Students’ exoneration sparks debate

September 28, 2012 10:47 am | Updated 10:47 am IST - THIRUVANANTHAPURAM:

The decision of the University of Kerala Syndicate on Thursday to exonerate 13 students from various colleges in Alappuzha district, who were apprehended by the anti-malpractice squad of the university, triggered a heated debate in the syndicate meeting. Many members opposed the ‘unprecedented recommendation’ to hold a re-examination for these candidates.

Eventually the syndicate decided to conduct a re-examination for these 13 candidates, with at least four syndicate members expressing dissent. At least one member is understood to have given a dissent note. According to sources in the university this was “almost surely” for the first time that the varsity was exonerating at one go these many students charged with examination malpractice.
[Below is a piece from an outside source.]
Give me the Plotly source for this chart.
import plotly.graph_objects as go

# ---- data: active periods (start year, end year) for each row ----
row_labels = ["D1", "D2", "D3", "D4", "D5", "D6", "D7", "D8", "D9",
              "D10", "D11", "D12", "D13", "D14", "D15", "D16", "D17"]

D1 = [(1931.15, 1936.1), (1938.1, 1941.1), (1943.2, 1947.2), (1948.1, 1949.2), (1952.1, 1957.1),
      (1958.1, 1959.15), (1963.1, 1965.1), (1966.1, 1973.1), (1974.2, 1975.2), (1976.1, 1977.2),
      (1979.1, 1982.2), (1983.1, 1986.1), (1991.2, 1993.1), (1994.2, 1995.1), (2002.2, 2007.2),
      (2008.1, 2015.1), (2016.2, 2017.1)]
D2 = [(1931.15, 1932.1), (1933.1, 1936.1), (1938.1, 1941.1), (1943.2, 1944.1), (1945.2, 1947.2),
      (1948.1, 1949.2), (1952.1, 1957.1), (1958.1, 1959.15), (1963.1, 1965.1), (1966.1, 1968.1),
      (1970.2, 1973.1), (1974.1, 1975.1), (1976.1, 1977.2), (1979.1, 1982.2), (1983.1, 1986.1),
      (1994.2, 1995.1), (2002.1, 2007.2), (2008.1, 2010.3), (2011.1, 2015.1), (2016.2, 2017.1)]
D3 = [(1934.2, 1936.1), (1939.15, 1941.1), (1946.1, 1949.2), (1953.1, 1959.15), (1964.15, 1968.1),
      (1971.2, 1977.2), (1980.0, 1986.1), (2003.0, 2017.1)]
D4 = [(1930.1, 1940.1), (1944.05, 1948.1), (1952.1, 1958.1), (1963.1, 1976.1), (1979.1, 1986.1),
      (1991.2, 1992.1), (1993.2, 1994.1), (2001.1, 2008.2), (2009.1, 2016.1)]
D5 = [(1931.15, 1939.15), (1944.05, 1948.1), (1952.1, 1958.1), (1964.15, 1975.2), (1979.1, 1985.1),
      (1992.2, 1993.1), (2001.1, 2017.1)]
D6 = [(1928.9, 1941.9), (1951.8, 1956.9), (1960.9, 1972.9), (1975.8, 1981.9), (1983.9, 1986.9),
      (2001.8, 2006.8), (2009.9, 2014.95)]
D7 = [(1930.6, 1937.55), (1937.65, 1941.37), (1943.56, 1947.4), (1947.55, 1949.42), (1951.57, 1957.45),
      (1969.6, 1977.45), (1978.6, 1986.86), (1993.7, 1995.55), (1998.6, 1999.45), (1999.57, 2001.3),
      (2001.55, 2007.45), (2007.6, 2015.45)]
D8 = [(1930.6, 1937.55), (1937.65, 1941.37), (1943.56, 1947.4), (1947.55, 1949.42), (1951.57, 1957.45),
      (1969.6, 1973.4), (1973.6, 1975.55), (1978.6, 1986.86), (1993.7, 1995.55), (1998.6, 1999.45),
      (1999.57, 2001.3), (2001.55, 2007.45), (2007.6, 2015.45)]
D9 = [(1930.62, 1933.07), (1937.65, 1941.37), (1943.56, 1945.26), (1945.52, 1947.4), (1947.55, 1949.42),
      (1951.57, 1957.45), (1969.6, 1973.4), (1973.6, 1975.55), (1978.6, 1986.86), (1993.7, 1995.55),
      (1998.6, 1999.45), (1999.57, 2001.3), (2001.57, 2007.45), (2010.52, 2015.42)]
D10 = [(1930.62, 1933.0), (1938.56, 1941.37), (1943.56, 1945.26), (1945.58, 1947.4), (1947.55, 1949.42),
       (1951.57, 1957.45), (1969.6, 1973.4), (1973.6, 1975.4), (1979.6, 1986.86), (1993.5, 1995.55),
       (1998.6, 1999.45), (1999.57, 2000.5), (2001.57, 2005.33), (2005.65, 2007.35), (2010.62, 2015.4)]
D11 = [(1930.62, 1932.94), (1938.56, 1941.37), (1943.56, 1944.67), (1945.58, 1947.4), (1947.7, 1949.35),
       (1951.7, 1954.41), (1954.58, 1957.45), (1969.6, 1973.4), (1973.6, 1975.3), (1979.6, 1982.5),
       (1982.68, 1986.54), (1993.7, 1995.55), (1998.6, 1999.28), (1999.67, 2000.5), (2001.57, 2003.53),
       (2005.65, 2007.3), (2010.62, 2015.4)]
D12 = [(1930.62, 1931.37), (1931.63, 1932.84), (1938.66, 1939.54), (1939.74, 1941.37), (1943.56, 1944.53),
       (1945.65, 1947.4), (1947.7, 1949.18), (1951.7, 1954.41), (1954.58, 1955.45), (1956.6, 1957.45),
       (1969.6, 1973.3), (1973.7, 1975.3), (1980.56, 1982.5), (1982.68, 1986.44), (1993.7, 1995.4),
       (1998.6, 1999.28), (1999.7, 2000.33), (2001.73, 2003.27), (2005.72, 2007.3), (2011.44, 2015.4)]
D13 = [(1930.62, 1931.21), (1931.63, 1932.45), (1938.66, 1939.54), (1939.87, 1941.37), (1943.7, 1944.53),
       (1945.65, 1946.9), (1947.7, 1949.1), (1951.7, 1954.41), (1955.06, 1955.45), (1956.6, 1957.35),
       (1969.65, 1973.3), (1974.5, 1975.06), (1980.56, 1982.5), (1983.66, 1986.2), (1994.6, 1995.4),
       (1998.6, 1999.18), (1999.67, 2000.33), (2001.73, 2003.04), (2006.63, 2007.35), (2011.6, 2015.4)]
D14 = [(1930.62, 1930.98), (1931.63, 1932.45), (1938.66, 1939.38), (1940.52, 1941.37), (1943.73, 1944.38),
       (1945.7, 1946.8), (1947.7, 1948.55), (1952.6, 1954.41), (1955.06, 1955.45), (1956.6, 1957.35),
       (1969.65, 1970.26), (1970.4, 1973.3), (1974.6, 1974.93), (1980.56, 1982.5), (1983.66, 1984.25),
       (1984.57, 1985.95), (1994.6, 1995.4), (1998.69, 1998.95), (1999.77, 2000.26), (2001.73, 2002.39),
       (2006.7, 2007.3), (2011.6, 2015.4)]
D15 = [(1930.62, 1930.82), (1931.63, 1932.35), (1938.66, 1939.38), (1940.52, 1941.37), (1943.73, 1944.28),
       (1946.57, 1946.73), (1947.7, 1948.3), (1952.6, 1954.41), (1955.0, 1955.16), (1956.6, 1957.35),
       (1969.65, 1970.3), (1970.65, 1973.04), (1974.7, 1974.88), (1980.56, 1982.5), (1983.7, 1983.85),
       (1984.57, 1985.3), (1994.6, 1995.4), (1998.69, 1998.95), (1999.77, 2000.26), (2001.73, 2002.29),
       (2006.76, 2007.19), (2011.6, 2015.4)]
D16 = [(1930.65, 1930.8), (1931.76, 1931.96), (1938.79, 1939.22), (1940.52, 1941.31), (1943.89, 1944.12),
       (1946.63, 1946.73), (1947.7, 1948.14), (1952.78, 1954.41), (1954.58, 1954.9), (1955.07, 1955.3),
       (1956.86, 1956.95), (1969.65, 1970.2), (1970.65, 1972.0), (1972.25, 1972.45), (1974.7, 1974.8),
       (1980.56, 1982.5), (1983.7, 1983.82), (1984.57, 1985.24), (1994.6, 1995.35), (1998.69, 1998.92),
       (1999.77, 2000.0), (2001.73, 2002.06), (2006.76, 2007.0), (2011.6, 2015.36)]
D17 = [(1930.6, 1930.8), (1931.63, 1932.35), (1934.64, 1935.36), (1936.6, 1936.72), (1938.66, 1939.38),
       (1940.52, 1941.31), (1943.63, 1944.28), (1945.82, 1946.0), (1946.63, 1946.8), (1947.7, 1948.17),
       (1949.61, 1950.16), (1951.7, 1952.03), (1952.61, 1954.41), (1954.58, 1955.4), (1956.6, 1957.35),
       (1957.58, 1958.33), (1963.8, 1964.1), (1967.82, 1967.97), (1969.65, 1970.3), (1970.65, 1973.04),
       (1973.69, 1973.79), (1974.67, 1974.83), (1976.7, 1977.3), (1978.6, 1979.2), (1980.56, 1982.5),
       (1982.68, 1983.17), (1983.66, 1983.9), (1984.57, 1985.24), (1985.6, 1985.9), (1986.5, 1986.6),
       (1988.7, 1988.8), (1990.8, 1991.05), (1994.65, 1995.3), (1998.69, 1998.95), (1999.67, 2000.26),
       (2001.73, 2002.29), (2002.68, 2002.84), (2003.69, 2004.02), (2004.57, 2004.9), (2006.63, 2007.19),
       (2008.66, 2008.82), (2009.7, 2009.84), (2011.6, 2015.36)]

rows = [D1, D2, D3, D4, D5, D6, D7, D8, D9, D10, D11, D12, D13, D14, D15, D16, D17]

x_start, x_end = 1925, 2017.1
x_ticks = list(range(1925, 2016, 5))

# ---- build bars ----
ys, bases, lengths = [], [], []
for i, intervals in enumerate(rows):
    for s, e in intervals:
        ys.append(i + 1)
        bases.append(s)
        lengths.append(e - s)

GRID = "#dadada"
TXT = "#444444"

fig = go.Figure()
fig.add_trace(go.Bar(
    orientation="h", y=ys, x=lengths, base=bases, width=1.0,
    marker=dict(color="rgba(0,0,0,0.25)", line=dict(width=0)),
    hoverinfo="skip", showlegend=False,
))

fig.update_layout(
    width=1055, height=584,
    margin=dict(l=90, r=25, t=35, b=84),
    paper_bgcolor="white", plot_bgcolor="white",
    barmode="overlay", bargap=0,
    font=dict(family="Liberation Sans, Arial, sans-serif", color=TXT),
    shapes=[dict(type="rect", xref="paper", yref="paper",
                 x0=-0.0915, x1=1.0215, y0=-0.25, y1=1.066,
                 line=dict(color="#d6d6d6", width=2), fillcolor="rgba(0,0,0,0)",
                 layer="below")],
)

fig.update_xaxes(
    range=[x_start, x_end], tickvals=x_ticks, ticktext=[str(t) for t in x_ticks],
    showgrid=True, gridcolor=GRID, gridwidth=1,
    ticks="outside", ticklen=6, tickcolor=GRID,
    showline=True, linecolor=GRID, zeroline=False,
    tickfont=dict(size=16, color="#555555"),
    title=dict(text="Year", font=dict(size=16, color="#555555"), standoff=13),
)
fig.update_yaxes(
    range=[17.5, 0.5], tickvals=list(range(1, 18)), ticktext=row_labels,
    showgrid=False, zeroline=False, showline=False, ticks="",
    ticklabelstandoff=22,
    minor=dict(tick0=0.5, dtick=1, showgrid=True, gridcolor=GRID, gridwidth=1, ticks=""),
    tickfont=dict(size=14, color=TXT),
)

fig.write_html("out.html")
According to syndicate members who spoke to The Hindu on this issue the ‘offences’ committed by the students include putting a tick mark on the correct answers to multiple choice questions, scribbling points on the question paper, and writing down the derivation of an entire problem on the question paper. While some students are from BA batches and others from the B.Com batches, some were writing the examinations of B.Tech courses.
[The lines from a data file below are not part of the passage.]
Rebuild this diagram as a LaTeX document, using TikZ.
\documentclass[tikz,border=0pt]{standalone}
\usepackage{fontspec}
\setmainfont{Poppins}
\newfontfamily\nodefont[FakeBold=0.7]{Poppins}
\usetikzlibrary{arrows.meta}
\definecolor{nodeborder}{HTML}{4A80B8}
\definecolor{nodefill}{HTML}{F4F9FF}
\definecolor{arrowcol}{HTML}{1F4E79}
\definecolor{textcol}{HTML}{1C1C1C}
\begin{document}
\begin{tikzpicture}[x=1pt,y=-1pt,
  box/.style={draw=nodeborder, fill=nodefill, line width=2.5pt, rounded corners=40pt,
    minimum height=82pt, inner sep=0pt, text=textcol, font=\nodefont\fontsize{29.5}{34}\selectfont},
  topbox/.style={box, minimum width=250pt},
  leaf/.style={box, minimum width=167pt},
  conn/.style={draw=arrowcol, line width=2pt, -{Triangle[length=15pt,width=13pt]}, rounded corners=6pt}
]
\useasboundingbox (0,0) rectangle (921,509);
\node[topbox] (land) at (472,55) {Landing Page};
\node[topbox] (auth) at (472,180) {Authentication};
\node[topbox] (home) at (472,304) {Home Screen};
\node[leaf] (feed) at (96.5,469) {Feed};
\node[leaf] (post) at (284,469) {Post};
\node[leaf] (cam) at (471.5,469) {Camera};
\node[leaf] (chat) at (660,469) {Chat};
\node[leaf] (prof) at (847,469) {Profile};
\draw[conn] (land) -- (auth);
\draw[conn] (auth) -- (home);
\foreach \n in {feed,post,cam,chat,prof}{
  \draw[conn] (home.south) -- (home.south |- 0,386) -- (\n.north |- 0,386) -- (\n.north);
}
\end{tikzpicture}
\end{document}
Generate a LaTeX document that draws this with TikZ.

P.S. Sreekala, the convener of the Student Discipline Committee, which decided to exonerate the students told The Hindu that it was evident ‘prima facie’ that there was no intention on the part of the students to commit examination malpractice. “I felt that these students scribbled things down on the question paper in the heat of the examination. You should have heard them during the hearing we conducted. One or two of them had to be given counselling. I feel that the teachers in the squad should have been more discerning while apprehending these students,” she said.

While admitting that there appears to be no precedence for conducting a re-examination for exonerated students, Dr. Sreekala said that it is unfair on the part of the university to ask students to wait till the next semester examinations to write a paper. Syndicate members who opposed these decisions pointed out to The Hindu that it is clearly stated on the reverse side of the hall ticket that only the name of the candidate and the register number shall be written on the question paper. “We are no strangers to invigilation duty. During each session we ask students not to write anything on the question paper, to switch off mobile phones. So, a student who notes an answer or ticks the correct answer for a multiple choice question on the question paper is committing examination malpractice or has the intention to do so,” a syndicate member said.
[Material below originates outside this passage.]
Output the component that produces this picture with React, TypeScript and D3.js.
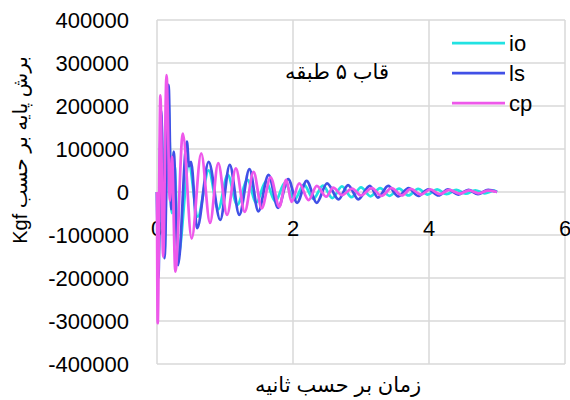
import * as d3 from "d3";

// time (s), base shear (kgf) — peaks and troughs
const ioPoints: [number, number][] = [
  [0, 0], [0.02, -150000], [0.06, 180000], [0.11, -140000], [0.16, 230000],
  [0.22, -49000], [0.26, 60000], [0.31, -150000], [0.47, 63000], [0.6, -57000],
  [0.76, 50000], [0.9, -40000], [1.04, 40000], [1.18, -30000], [1.33, 28000],
  [1.46, -25000], [1.6, 24000], [1.74, -22000], [1.88, 21000], [2.02, -18000],
  [2.16, 17000], [2.3, -16000], [2.44, 15000], [2.58, -14000], [2.72, 13000],
  [2.86, -12000], [3.0, 11000], [3.14, -10000], [3.28, 9000], [3.42, -9000],
  [3.56, 8000], [3.7, -8000], [3.84, 7000], [3.98, -6000], [4.12, 6000],
  [4.26, -5000], [4.4, 5000], [4.54, -4000], [4.68, 4000], [4.82, -3000],
  [4.96, 3000], [5.0, 0],
];

const lsPoints: [number, number][] = [
  [0, 0], [0.02, -200000], [0.06, 190000], [0.11, -154000], [0.17, 249000],
  [0.21, -40000], [0.245, 94000], [0.31, -170000], [0.44, 117000], [0.47, 60000],
  [0.5, 70000], [0.59, -84000], [0.76, 70000], [0.93, -65000], [1.07, 63000],
  [1.21, -53000], [1.36, 53000], [1.49, -45000], [1.64, 40000], [1.78, -37000],
  [1.93, 30000], [2.06, -25000], [2.2, 26000], [2.35, -25000], [2.5, 20000],
  [2.67, -17000], [2.81, 16000], [2.96, -17000], [3.13, 14000], [3.25, -13000],
  [3.4, 14000], [3.55, -10000], [3.7, 9000], [3.84, -9000], [3.99, 6000],
  [4.14, -8000], [4.28, 6000], [4.43, -6000], [4.58, 5000], [4.72, -5000],
  [4.87, 5000], [5.0, 0],
];

const cpPoints: [number, number][] = [
  [0, 0], [0.01, -305000], [0.05, 225000], [0.09, -150000], [0.14, 272000],
  [0.19, -20000], [0.22, 82000], [0.27, -185000], [0.38, 136000], [0.51, -108000],
  [0.65, 90000], [0.78, -72000], [0.9, 67000], [1.03, -53000], [1.16, 55000],
  [1.29, -46000], [1.42, 47000], [1.54, -38000], [1.67, 34000], [1.8, -34000],
  [1.9, 28000], [1.98, -23000], [2.09, 20000], [2.23, -19000], [2.35, 14000],
  [2.49, -11000], [2.59, 10000], [2.72, -7000], [2.87, 8000], [3.0, -8000],
  [3.16, 9000], [3.3, -9000], [3.45, 9000], [3.6, -8000], [3.73, 7000],
  [3.88, -6000], [4.02, 6000], [4.16, -5000], [4.3, 5000], [4.45, -4000],
  [4.59, 4000], [4.73, -3000], [4.87, 3000], [5.0, 0],
];

const seriesNames = ["io", "ls", "cp"];
const seriesColors = ["#22e2e2", "#4150e6", "#ee58ea"];
const xTicks = [0, 2, 4, 6];
const yTicks = [400000, 300000, 200000, 100000, 0, -100000, -200000, -300000, -400000];

const chartTitle = "قاب ۵ طبقه";
const xTitle = "زمان بر حسب ثانیه";
const yTitle = "Kgf برش پایه بر حسب";

const W = 570;
const H = 400;
const plot = { left: 157, right: 565, top: 20, bottom: 364 };
const font = "'Liberation Sans', 'DejaVu Sans', sans-serif";

export default function App() {
  const x = d3.scaleLinear().domain([0, 6]).range([plot.left, plot.right]);
  const y = d3.scaleLinear().domain([-400000, 400000]).range([plot.bottom, plot.top]);

  const line = d3
    .line<[number, number]>()
    .x((d) => x(d[0]))
    .y((d) => y(d[1]))
    .curve(d3.curveMonotoneX);

  const series = [ioPoints, lsPoints, cpPoints];

  return (
    <svg
      width={W}
      height={H}
      style={{ position: "absolute", left: 0, top: 0, background: "#fff" }}
      fontFamily={font}
    >
      {yTicks.map((t) => (
        <line key={"gy" + t} x1={plot.left} x2={plot.right} y1={y(t)} y2={y(t)} stroke="#d9d9d9" strokeWidth={1.5} />
      ))}
      {xTicks.map((t) => (
        <line key={"gx" + t} x1={x(t)} x2={x(t)} y1={plot.top} y2={plot.bottom} stroke="#d9d9d9" strokeWidth={1.5} />
      ))}

      {yTicks.map((t) => (
        <text key={"ty" + t} x={129} y={y(t)} dy="0.35em" textAnchor="end" fontSize={22} fill="#000">
          {String(t)}
        </text>
      ))}
      {xTicks.map((t) => (
        <text key={"tx" + t} x={x(t)} y={y(0) + 36} dy="0.35em" textAnchor="middle" fontSize={22} fill="#000">
          {t}
        </text>
      ))}

      {series.map((pts, i) => (
        <path
          key={seriesNames[i]}
          d={line(pts) ?? ""}
          fill="none"
          stroke={seriesColors[i]}
          strokeWidth={2.75}
          strokeLinejoin="round"
        />
      ))}

      <text x={337} y={72} dy="0.35em" textAnchor="middle" fontSize={21} fill="#000">
        {chartTitle}
      </text>

      {seriesNames.map((name, i) => (
        <g key={"lg" + name} transform={`translate(452,${43 + i * 30})`}>
          <line x1={0} x2={53} y1={0} y2={0} stroke={seriesColors[i]} strokeWidth={2.75} />
          <text x={57} y={0} dy="0.35em" fontSize={22} fill="#000">
            {name}
          </text>
        </g>
      ))}

      <text x={338} y={385} dy="0.35em" textAnchor="middle" fontSize={21} fill="#000">
        {xTitle}
      </text>
      <text
        transform="translate(20,150) rotate(-90)"
        textAnchor="middle"
        dy="0.35em"
        fontSize={20}
        fill="#000"
      >
        {yTitle}
      </text>
    </svg>
  );
}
Another syndicate member reportedly demanded in the meeting that the teachers in the squad be summoned and heard before a final decision is made on the subject. “By exonerating the students the university is actually saying that the squad members were wrong.

The squad members were on the spot and they saw what happened. The squad will hardly apprehend a student and then report malpractice just for the kick of it,” the syndicate member said. The demand by yet another syndicate member that students apprehended in similar circumstances in the future also be exonerated was not agreed to by the syndicate.

“The malpractice norms were laid down in the examination manual in the 1990s. They have never been revised hence. The SDC has also decided to consider overhauling the malpractice norms and to bring them up to date,” Dr. Sreekala added.